I had the opportunity to try and write a review of LEGO Set 60203 ‘Ski Resort’ with a focus on the possibilities for toy-photography. I’ll start with a disclaimer first: never having done a review before, this was a real challenge for me, so be gentle, please.
Let’s start with the usual parts of a review first. Building the set is pretty straightforward; no elaborate or very surprising building techniques and nothing too difficult. All in all, nothing special. I was surprised by the relatively large amount of stickers in the set, always nice for the kids but I myself usually don’t applicate the stickers because they limit the reusability of parts, especially when he stickers are very specific.
Anyway; the set contains a fair amount of minifigures and a dog. Usually, I am mostly interested in the heads, because a range of different expressions can come in handy for storytelling purposes. The heads in this set are not very unique, but there is a diverse range of emotions represented. Funny thing is that there only is a scared female head in there, I would’ve like a screaming guy too.

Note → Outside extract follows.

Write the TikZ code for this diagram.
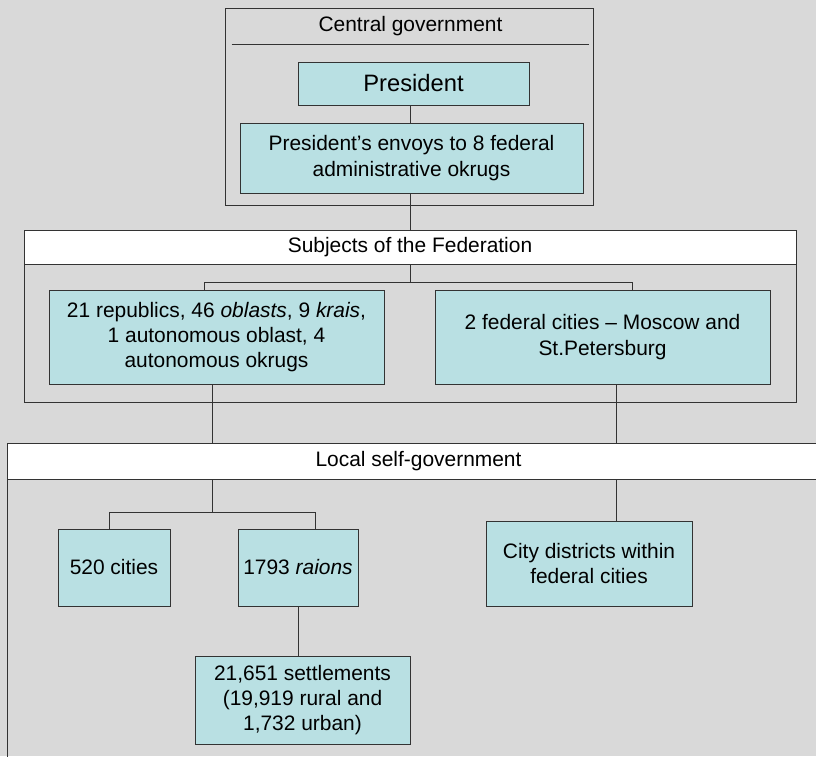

The set contains two buildings and lots of little side builds. This gives you a lot of options for telling miscellaneous stories about life at a ski resort. On the other hand, I would’ve liked a ski lift, that would’ve really completed the set.
Then the possibilities for photography. Are there any? Yes of course! For a skilled photographer, a single LEGO brick gives opportunities for photography. However, I did struggle a bit because I usually don’t photograph these relative standard sets. If I buy a set like this, it’s mostly because I need (well okay…. ‘want’ is a better word I guess) a specific minifigure or part that is included in the set. The rest I use for parts or I adapt the builds for my purposes.
For this review I wanted to photograph the set as is, featuring the builds as they are. The open buildings with lots of windows pose a challenge and force you to shoot them at an angle. Having said that I feel there are many, many possibilities with the individual builds and minifigures, but I wanted to create photography situations featuring situations combining the different components of the set.
The first image shows some action on the ski slopes, which doesn’t look like the safest way to get downhill, but hey, it works.
The second one shows a whole different kind of action. At least the kids are impressed with the guy. Hopefully, he doesn’t crash into the snowman.
After all the action is done, it’s time for some relaxation, and nothing beats a warm cup of cocoa. Well… a beer does, but I like the smoke coming from the cup.
Lastly a nice overview of the ski resort. Looks like a great place… but it would’ve been better with a ski-lift and some beer.
The one build in this set I did not get into my images is the helicopter, for the simple reason that my son got his hands on it, and he was running around with it so a quick smartphone image to show you what I mean. He really loves this helicopter 🙂
That last image illustrates my main feeling about this set; it’s a great playset, lots of action, minifigures and builds… and a dog, I must not forget the dog. Kids will love it.
As a set for photography purposes for me personally it would need extensive modification and/ or additions. However, photographing this set has many individual photography possibilities because of diversity in builds, vehicles, minifigures… and a dog.